By: Michael Safi
Source: The Guardian
A prominent anti-halal campaigner and the “Islam-critical” Q Society are being sued for defamation over their claims the Islamic certification industry is corrupt and funds “the push for sharia law in Australia”.
Mohammed El-Mouelhy, the head of one of Australia’s largest certifiers, Halal Certification Authority, began proceedings in the New South Wales supreme court last month against senior members of the Melbourne-based Q Society and Kirralie Smith, who runs the website HalalChoices.
The statement of claim alleges that two videos featuring Smith, one recorded at a Q Society event, portray El-Mouelhy as “part of a conspiracy to destroy Western civilisation from within” and “reasonably suspected of providing financial support to terrorist organisations”.
He also claims that Smith alleges in one of the videos that El Mouelhy once accepted the fee to certify a company without carrying out an inspection and that he conducts his business in a “dishonest manner”.
El Mouelhy is named in both videos and Smith makes specific allegations about his conduct. His company’s logo flashes on screen in the first clip, a slick 32-minute explainer of Smith’s concerns with halal certification that has been viewed more than 60,000 times.
The landmark case could have implications for the anti-halal movement in Australia, which briefly became prominent last November when a South Australian dairy company came under pressure from anti-halal activists and ditched its Islamic certification – at the cost of a $50,000 contract.
Smith’s website, which outlines her concerns with halal certification and provides lists of certified products, is a lightning rod for the movement, which despite an active online presence has done little to persuade major food manufacturers to forgo halal fees.
The halal food industry is worth about $2.3tn worldwide and halal exports account for about two-thirds of Australia’s $10bn food export market.
The Australian Crime Commission, which last year completed an investigation into money laundering in Australia, has said it is “not aware of any direct links” between the industry and violent extremist groups.
The Q Society organised for Dutch firebrand MP Geert Wilders to tour Australia in 2013 and regularly holds events warning of the “Islamisation” of Australian society. It has links to the Reverend Fred Nile’s Christian Democratic party.

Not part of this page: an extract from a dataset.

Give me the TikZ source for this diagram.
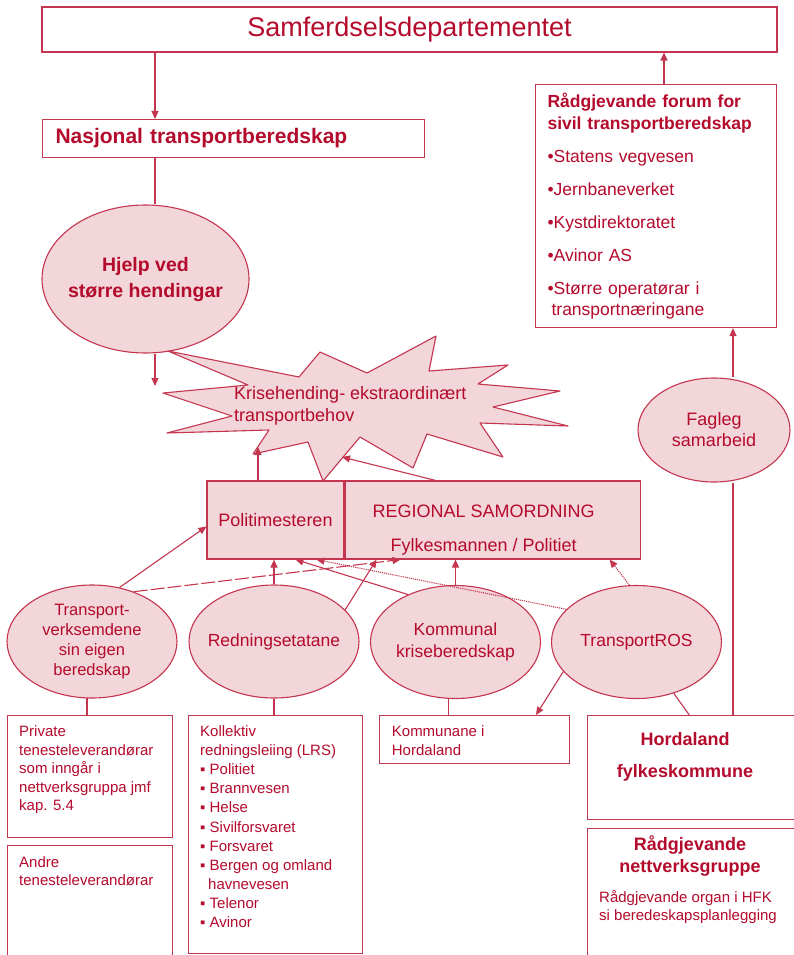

Q Society board members Debbie Robinson, Peter Callaghan and Ralf Schumann are also named in the suit, as is YouTube, which hosts the two videos.
El Mouelhy, who has run his Halal Certification Authority for more than two decades, said he brought the action because his integrity had been attacked.
“I don’t like anybody to malign me, I’m an honest person and I don’t see why anybody should say these things,” he said.
Robinson declined to comment, citing legal advice. Smith also did not comment on the case, but told Guardian Australia her website “is about providing information to consumers so they can make a choice”.
A directions hearing in the defamation case is scheduled for 20 February.
Late on Tuesday the independent senator Jacqui Lambie threatened to introduce a private senator’s bill to stop what she believes is “halal money” funding Islamic State.
Addressing the upper house Lambie questioned whether halal certification funded militants in Syria and Iraq. She said she was prompted to look into the issue after receiving hundreds of emails from concerned residents.
A study the Tasmanian senator commissioned from the parliamentary library exposed some “surprising facts” that alarmed her.
Certifiers were not legally required to disclose their fees, nor was there a formal reporting or auditing system to ascertain whether funds were being misused, she said.
“Given that our enemies in Islamic State are receiving a steady cashflow to control their caliphate in Syria and Iraq, why isn’t there a legal requirement in Australia for halal certification fees to be disclosed?” Lambie said.
Lambie said if the government failed to answer her questions, she would introduce legislation to close such “legal loopholes”.